State-run banks lose $3.55 bn in market cap on merger plan
SHARE PRICES OF STATERUN LENDERS PLUNGED ON CONCERNS THAT GOVT MAY ANNOUNCE MORE SUCH FORCED MERGERS
: State-run banks lost nearly $3.55 billion in market value on Tuesday after the government announced plans to combine two relatively healthier big banks with a weaker one.
Share prices of state-run lenders plunged on concerns that more such forced mergers may be announced by the government, said analysts.
Such moves may lead to higher provisioning for bad debt and drag down profits.
Shares of Bank of Baroda (BoB) fell more than 16.03%, the steepest fall since May 2004 to ₹113.45 on BSE. The drop erased nearly ₹5,700 crore of BoB’s market value.
The government on Monday disclosed plans to merge BoB, Vijaya Bank and Dena Bank. Vijaya Bank fell 5.7% to ₹56.40, but Dena Bank surged 20% to ₹19.10.
“The merger of two strong banks (BoB and Vijaya) with a weak bank (Dena Bank) seems like a bailout package for Dena Bank, keeping aside strong bank’s minority shareholder’s interest,” said PhillipCapital in a note to its investors.
The government had last year merged State Bank of India (SBI) with five of its associate banks, which led to a surge in bad loans. It also resulted in a third straight quarterly loss for SBI and deterioration in asset quality.

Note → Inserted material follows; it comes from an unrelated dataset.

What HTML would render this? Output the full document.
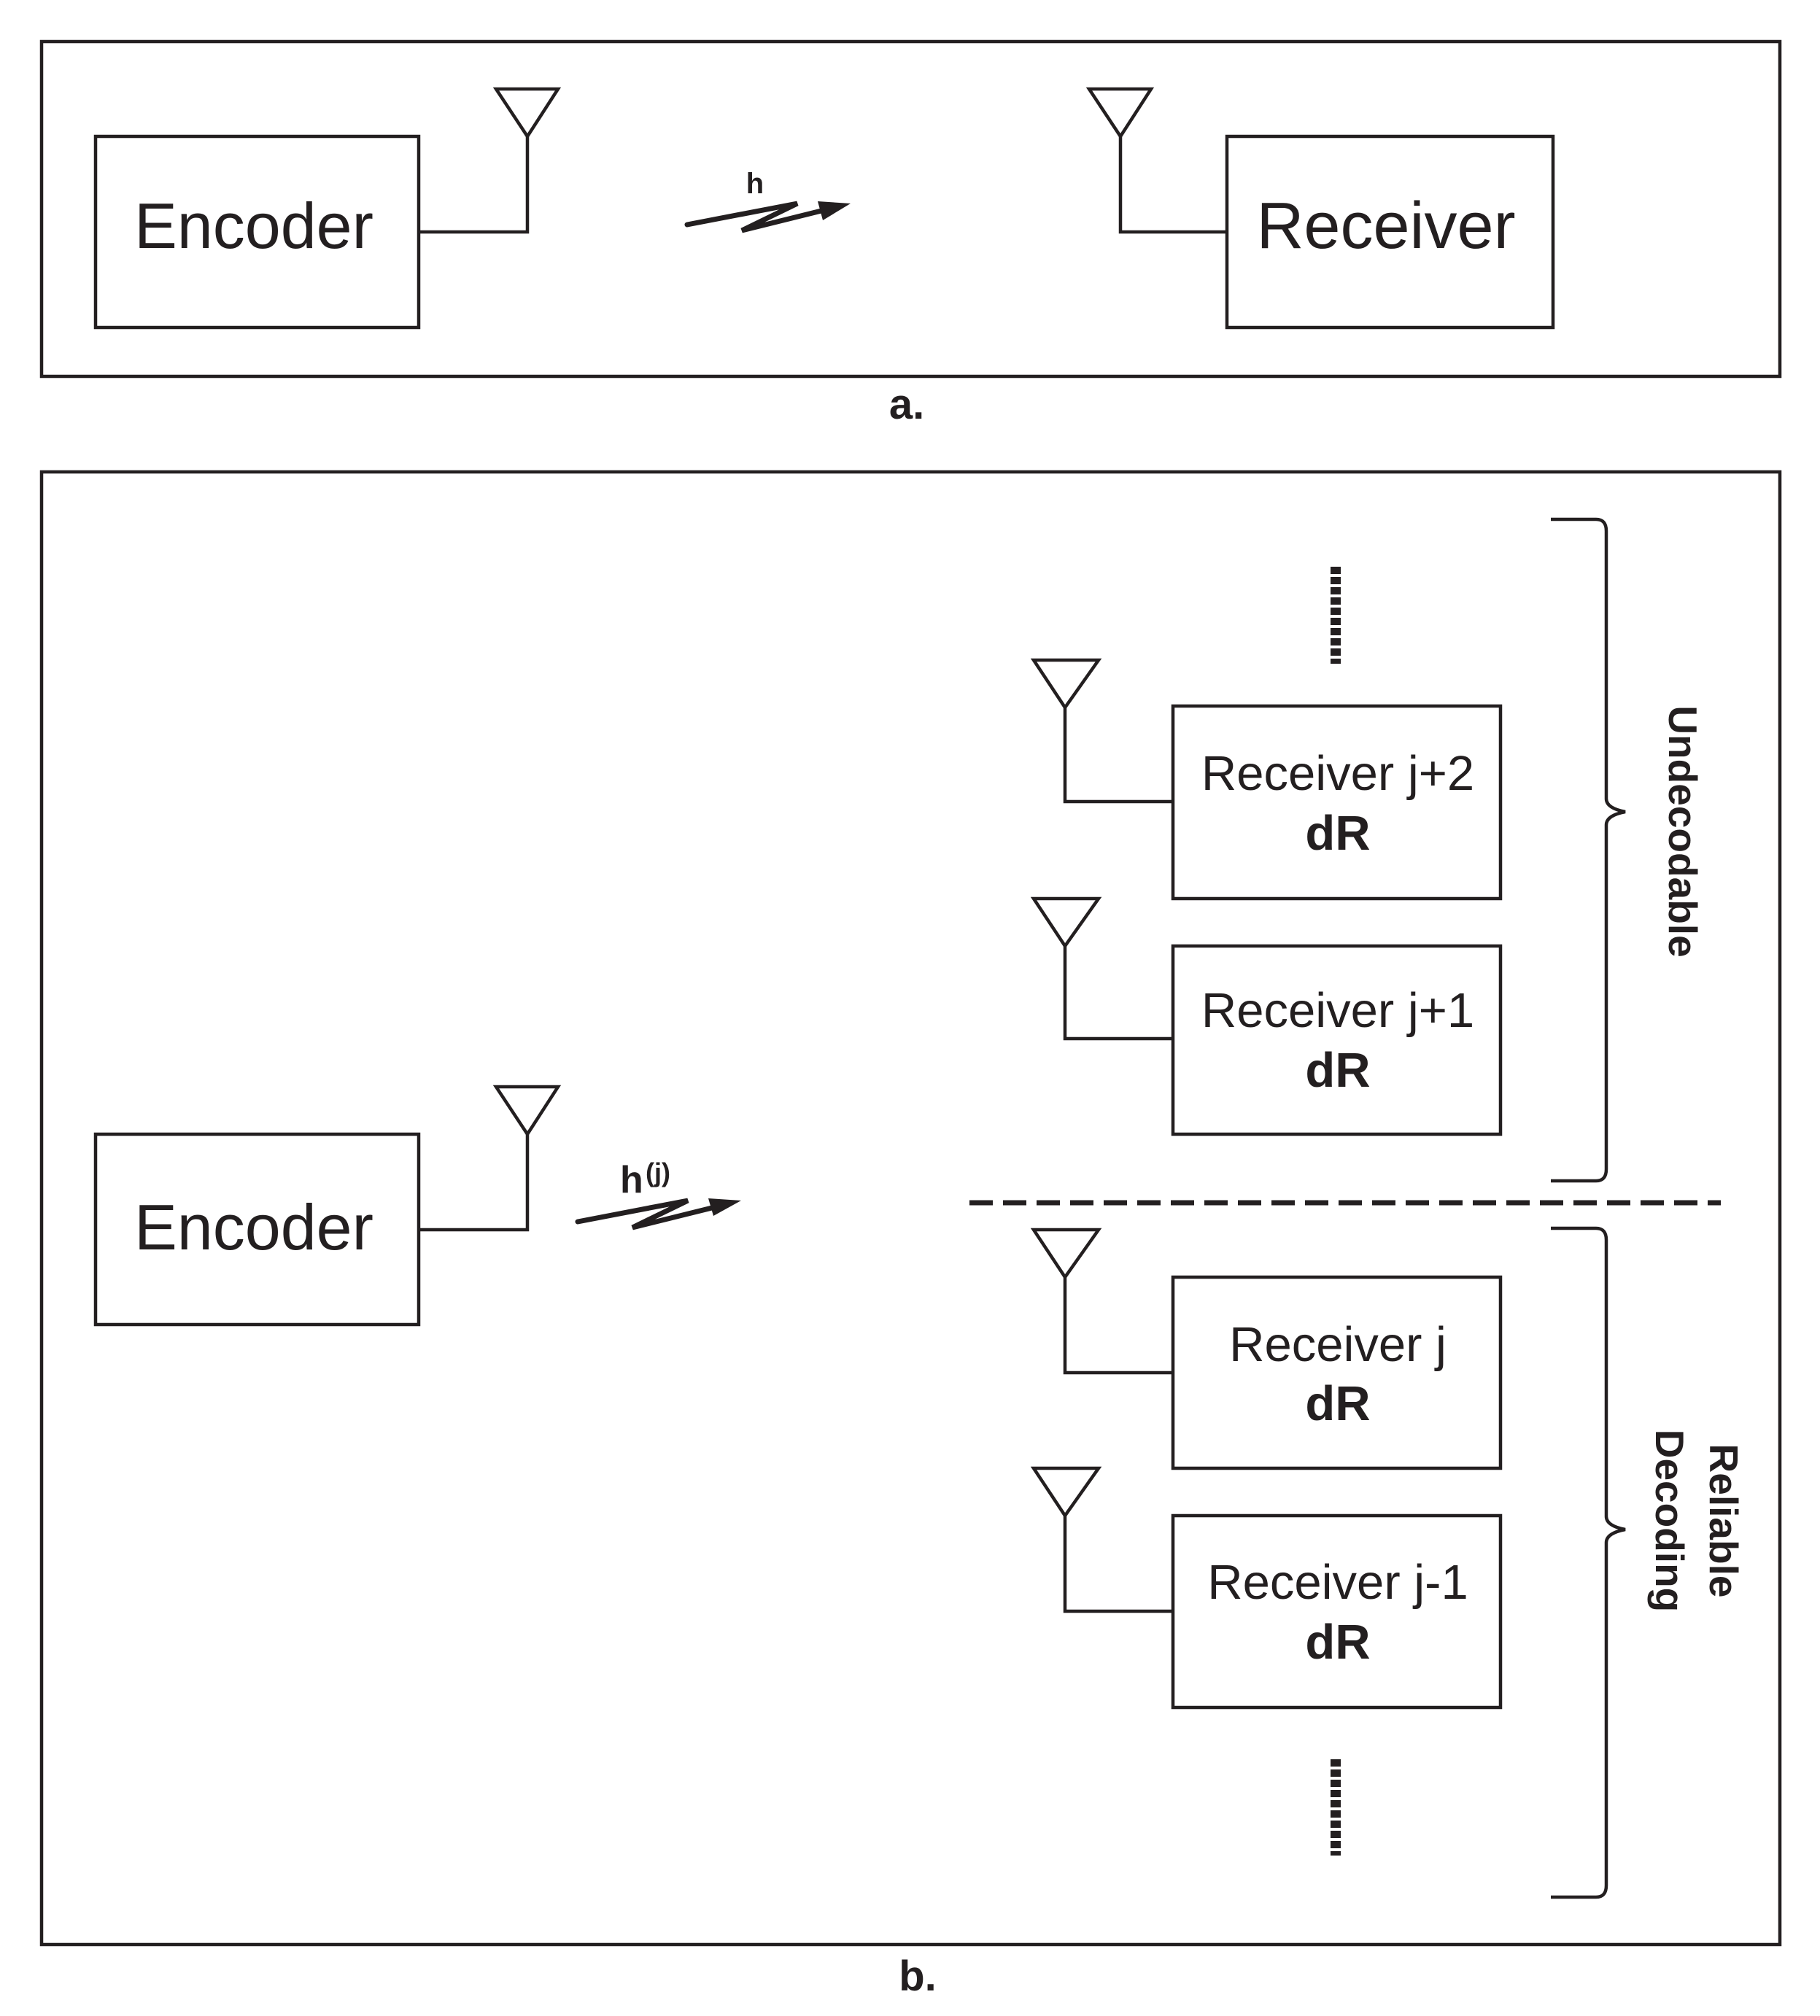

For the quarters of June 2018, March 2018 and December 2017, SBI reported a loss of ₹4,875.85 crore, ₹7,718.17 crore and ₹2,416.37 crore, respectively.
The Nifty PSU Bank Index fell 5.4% on Tuesday as the sell-out covered almost all state-run banks.
Indian Bank declined 8.9%, Union Bank of India 8.8%, Canara Bank 7.5%, Syndicate Bank 6.2%, Andhra Bank 6%, Oriental Bank of Commerce 5.3%, Bank of India 5.2%, Punjab National Bank 4.2%, SBI 4.2%, IDBI Bank 3.5%, Allahabad Bank 1.9%.
BoB incurred a net loss of ₹2,432 crore in fiscal year 2018, against a profit of ₹1,383 crore last year. Gross non-performing assets (NPAs) increased to 12.3% from 10.5% a year earlier.
Vijaya Bank reported a profit of ₹727 crore in fiscal year 2018 against ₹750.50 crore a year ago. Gross NPAs narrowed to 6.3% from 6.6% last year.
In comparison, Dena Bank reported a loss of ₹1,923.20 crore in fiscal year 2018 against ₹863.60 crore loss last year. Bad loans surged to 22% from 16.3% a year earlier.